Amateur athletes would compete solely for the love of the game and were not marred by things like money (money being what distinguishes amateurs from professionals).
But this illusion that Olympic athletes were unpaid amateurs has been wiped away for the most part ever since the 1992 Dream Team. Now Olympic advertising is heavy and accepted -- so long as you make money for an Olympic sponsor and not your own. But this policy is now being pushed with athletes seeking to sell their own skin with tattoo advertising.
Nick Symmonds is not a household name. He competes in an unglamorous competition (the 800-meter run) in a sport that people only watch once every four years (track and field). Symmonds probably has trained all his life to compete in the Olympics, but his earning potential is far from what other athletes like Kevin Durant or Michael Phelps can make.
So Symmonds decided to take matters into his own hands (or shoulders), and has auctioned off his body parts for tattoo advertising, reports USA TODAY. For $11,000, a small time Milwaukee ad firm bought the rights to Symmonds' shoulder and agreed to place a temporary tattoo on Symmonds to advertise for the company.

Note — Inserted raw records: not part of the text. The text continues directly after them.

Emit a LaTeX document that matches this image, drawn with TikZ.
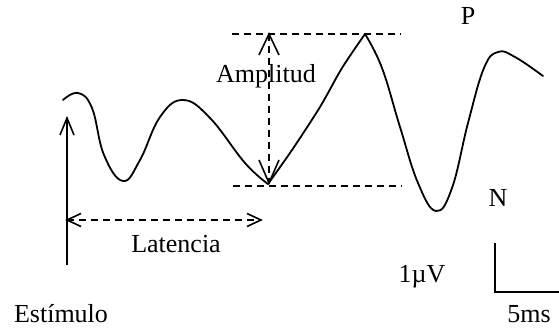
\documentclass[tikz,border=0pt]{standalone}
\usepackage{fontspec}
\setmainfont{Liberation Serif}
\usetikzlibrary{calc}
\begin{document}
\begin{tikzpicture}[x=1pt,y=-1pt,
  lbl/.style={font=\fontsize{26}{31}\selectfont, inner sep=0pt, anchor=base},
  wave/.style={line width=1.8pt, line join=round, line cap=round},
  dsh/.style={line width=1.6pt, dash pattern=on 7pt off 5pt},
  barb/.style={line width=1.6pt, line join=miter}]
\useasboundingbox (0,0) rectangle (559,328);
% wave
\draw[wave] plot[smooth,tension=0.7] coordinates {(63,100) (78,93) (92,108) (104,155) (123,181) (140,160) (160,117) (183,100) (210,118) (245,163) (268,184)};
\draw[wave] plot[smooth,tension=0.5] coordinates {(268,184) (292,150) (320,107) (342,68) (365,34)};
\draw[wave] plot[smooth,tension=0.7] coordinates {(365,34) (382,68) (400,127) (418,183) (436,211) (452,188) (468,123) (484,68) (498,52) (515,57) (543,76)};
% coordinates
\coordinate (topL) at (232,34);
\coordinate (topR) at (401,34);
\coordinate (botL) at (233,186);
\coordinate (botR) at (402,186);
\coordinate (ampT) at (269,34);
\coordinate (ampB) at (269,183);
\coordinate (stimB) at (67,265);
\coordinate (stimT) at (67,118);
\coordinate (latL) at (67,220);
\coordinate (latR) at (261,220);
\coordinate (barT) at (495,243);
\coordinate (barC) at (495,292);
\coordinate (barR) at (559,292);
% dashed guides
\draw[dsh] (topL) -- (topR);
\draw[dsh] (botL) -- (botR);
\draw[dsh] (ampT) -- (ampB);
\draw[barb] ($(ampT)+(-10,21)$) -- (ampT) -- ($(ampT)+(10,21)$);
\draw[barb] ($(ampB)+(-10,-23)$) -- (ampB) -- ($(ampB)+(10,-23)$);
\draw[dsh] (latL) -- (latR);
\draw[barb] ($(latL)+(14,-6.5)$) -- (latL) -- ($(latL)+(14,6.5)$);
\draw[barb] ($(latR)+(-14,-6.5)$) -- (latR) -- ($(latR)+(-14,6.5)$);
\draw[barb] (stimB) -- (stimT);
\draw[barb] ($(stimT)+(-7,17)$) -- (stimT) -- ($(stimT)+(7,17)$);
% scale bar
\draw[barb] (barT) -- (barC) -- (barR);
% labels
\node[lbl] (amp) at (266,83) {Amplitud};
\node[lbl] (lat) at (176,253) {Latencia};
\node[lbl] (est) at (61,323) {Estímulo};
\node[lbl] (p) at (468,25) {P};
\node[lbl] (n) at (498,207) {N};
\node[lbl] (uv) at (422,283) {1µV};
\node[lbl] (ms) at (529,323) {5ms};
\end{tikzpicture}
\end{document}
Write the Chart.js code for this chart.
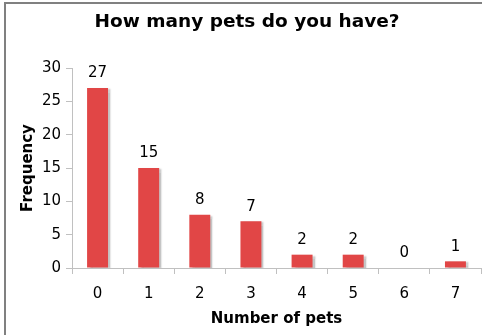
<!DOCTYPE html>
<html>
<head>
<meta charset="utf-8">
<script src="https://cdn.jsdelivr.net/npm/chart.js@4.4.1/dist/chart.umd.min.js"></script>
<style>
  html, body { margin: 0; padding: 0; background: #fff; }
  #wrap { position: relative; width: 482px; height: 335px; }
  #frame { position: absolute; left: 4px; top: 2px; right: -10px; bottom: -10px;
           border-top: 2px solid #808080; border-left: 2px solid #808080; pointer-events: none; }
  canvas { position: absolute; left: 0; top: 0; }
</style>
</head>
<body>
<div id="wrap">
  <canvas id="c" width="482" height="335"></canvas>
  <div id="frame"></div>
</div>
<script>
const categories = ['0', '1', '2', '3', '4', '5', '6', '7'];
const frequencies = [27, 15, 8, 7, 2, 2, 0, 1];
const yTicks = [0, 5, 10, 15, 20, 25, 30];

const FONT = "'DejaVu Sans', Verdana, sans-serif";

const shadowPlugin = {
  id: 'barShadow',
  beforeDatasetsDraw(chart) {
    const ctx = chart.ctx;
    ctx.save();
    ctx.shadowColor = 'rgba(140,140,140,0.5)';
    ctx.shadowOffsetX = 3;
    ctx.shadowOffsetY = 1;
    ctx.shadowBlur = 1.5;
  },
  afterDatasetsDraw(chart) {
    chart.ctx.restore();
  }
};

const labelPlugin = {
  id: 'valueLabels',
  afterDatasetsDraw(chart) {
    const ctx = chart.ctx;
    const meta = chart.getDatasetMeta(0);
    ctx.save();
    ctx.font = '15px ' + FONT;
    ctx.fillStyle = '#000';
    ctx.textAlign = 'center';
    ctx.textBaseline = 'bottom';
    meta.data.forEach((bar, i) => {
      ctx.fillText(String(frequencies[i]), bar.x, bar.y - 7);
    });
    ctx.restore();
  }
};

new Chart(document.getElementById('c'), {
  type: 'bar',
  data: {
    labels: categories,
    datasets: [{
      data: frequencies,
      backgroundColor: '#e14646',
      borderWidth: 0,
      barPercentage: 0.41,
      categoryPercentage: 1.0
    }]
  },
  options: {
    responsive: false,
    animation: false,
    devicePixelRatio: 1,
    layout: { padding: { left: 13, right: 1, top: 0, bottom: 0 } },
    plugins: {
      legend: { display: false },
      tooltip: { enabled: false },
      title: {
        display: true,
        text: 'How many pets do you have?',
        color: '#000',
        font: { family: FONT, size: 18.5, weight: 'bold' },
        padding: { top: 11, bottom: 34.8 }
      }
    },
    scales: {
      x: {
        grid: { drawOnChartArea: false, drawTicks: true, tickLength: 6, color: '#c0c0c0', offset: true },
        border: { color: '#c0c0c0', width: 1 },
        ticks: { color: '#000', font: { family: FONT, size: 15 }, padding: 11 },
        title: {
          display: true, text: 'Number of pets', color: '#000',
          font: { family: FONT, size: 15, weight: 'bold' },
          padding: { top: 2, bottom: 7 }
        },
        afterFit(scale) { scale.height = 67; }
      },
      y: {
        min: 0, max: 30,
        afterBuildTicks(scale) { scale.ticks = yTicks.map(v => ({ value: v })); },
        grid: { drawOnChartArea: false, drawTicks: true, tickLength: 6, color: '#c0c0c0' },
        border: { color: '#c0c0c0', width: 1 },
        ticks: { color: '#000', font: { family: FONT, size: 15 }, padding: 5 },
        title: {
          display: true, text: 'Frequency', color: '#000',
          font: { family: FONT, size: 15, weight: 'bold' },
          padding: { top: 6, bottom: 0 }
        },
        afterFit(scale) { scale.width = 59; }
      }
    }
  },
  plugins: [shadowPlugin, labelPlugin]
});
</script>
</body>
</html>
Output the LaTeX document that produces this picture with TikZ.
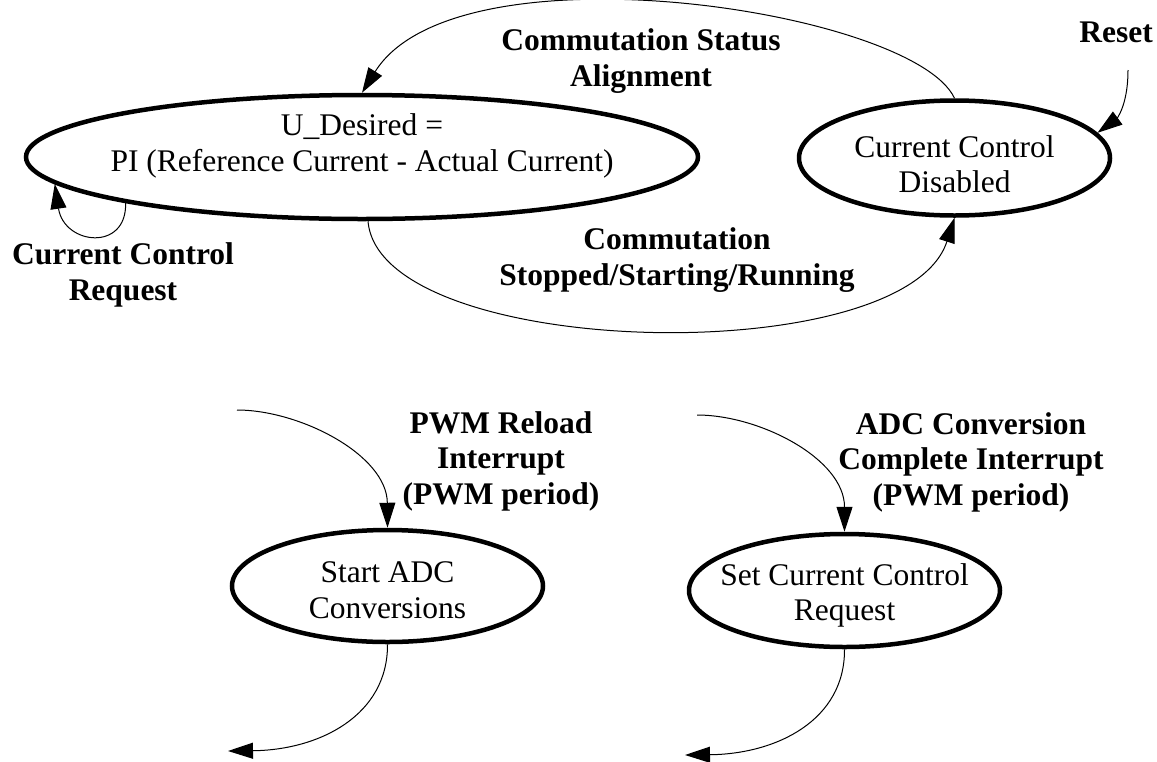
\documentclass[tikz,border=0pt]{standalone}
\usepackage{fontspec}
\setmainfont{Liberation Serif}
\usetikzlibrary{shapes.geometric,arrows.meta}
\begin{document}
\begin{tikzpicture}[x=1pt,y=-1pt,
  state/.style={ellipse, draw, line width=4.5pt, inner sep=0pt, minimum width=311pt},
  stxt/.style={font=\fontsize{31.5}{35.5}\selectfont, align=center, inner sep=0pt},
  lbl/.style={font=\fontsize{31.5}{35.5}\selectfont\bfseries, align=center, inner sep=0pt},
  conn/.style={line width=1pt, -{Triangle[length=25pt,width=16pt]}},
  ]
\fill[white] (0,0) rectangle (1157,761);
\path[use as bounding box] (0,0) rectangle (1157,761);

% states
\node[state, minimum width=672pt, minimum height=124pt,
  label={[stxt,yshift=11pt]center:{U\_Desired =\\PI (Reference Current - Actual Current)}}] (E1) at (362,157) {};
\node[state, minimum height=115pt,
  label={[stxt,yshift=-6pt]center:{Current Control\\Disabled}}] (E2) at (954.5,158) {};
\node[state, minimum height=112pt,
  label={[stxt,yshift=-4pt]center:{Start ADC\\Conversions}}] (E3) at (387.5,586) {};
\node[state, minimum height=113pt,
  label={[stxt,yshift=-5pt]center:{Set Current Control\\Request}}] (E4) at (844.5,590.5) {};

% free ends
\coordinate (rs) at (1128,70);
\coordinate (pw) at (237,410);
\coordinate (ad) at (697,415);
\coordinate (e3out) at (228,751);
\coordinate (e4out) at (685,755);

% connectors
\draw[conn] (E2.north) .. controls (913.5,10) and (456.5,-59) .. (E1.north);
\draw[conn] ([xshift=6pt]E1.south) .. controls (380,360) and (905,372) .. (E2.south);
\draw[conn] (E1.191) .. controls (127,252) and (64,245) .. (E1.185);
\draw[conn] (rs) .. controls (1128,108) and (1115,120) .. (E2.10);
\draw[conn] (pw) .. controls (300,410) and (387,455) .. (E3.north);
\draw[conn] (E3.south) .. controls (388,715) and (320,750) .. (e3out);
\draw[conn] (ad) .. controls (760,415) and (844.5,459) .. (E4.north);
\draw[conn] (E4.south) .. controls (845,720) and (777,754) .. (e4out);

% transition labels
\node[lbl] (l1) at (641,61) {Commutation Status\\Alignment};
\node[lbl] (l2) at (1116,32) {Reset};
\node[lbl] (l3) at (123,275) {Current Control\\Request};
\node[lbl] (l4) at (677,260) {Commutation\\Stopped/Starting/Running};
\node[lbl] (l5) at (501,461) {PWM Reload\\Interrupt\\(PWM period)};
\node[lbl] (l6) at (971,462) {ADC Conversion\\Complete Interrupt\\(PWM period)};
\end{tikzpicture}
\end{document}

While this may seem like wise business for the track and field athlete, this selling of body parts goes directly against Olympic policy. While athletes are allowed to use social media and Twitter, athletes will be forbidden from using these tools for commercial and advertising purposes. Additionally, during the Olympic games, athletes are forbidden from appearing in ads that do not involve official Olympic advertisers, reports USA TODAY. It's probably safe to assume that the Milwaukee ad firm is not an Olympic sponsor.
The argument may be couched as who owns Nick Symmonds' body. This likely won't be an argument as Symmonds clearly owns the right to put tattoo advertising on his body. However, if Symmonds wants to participate in a voluntary event (no one is forcing him to go to the Olympics), he may have to succumb to the Olympic advertising rules.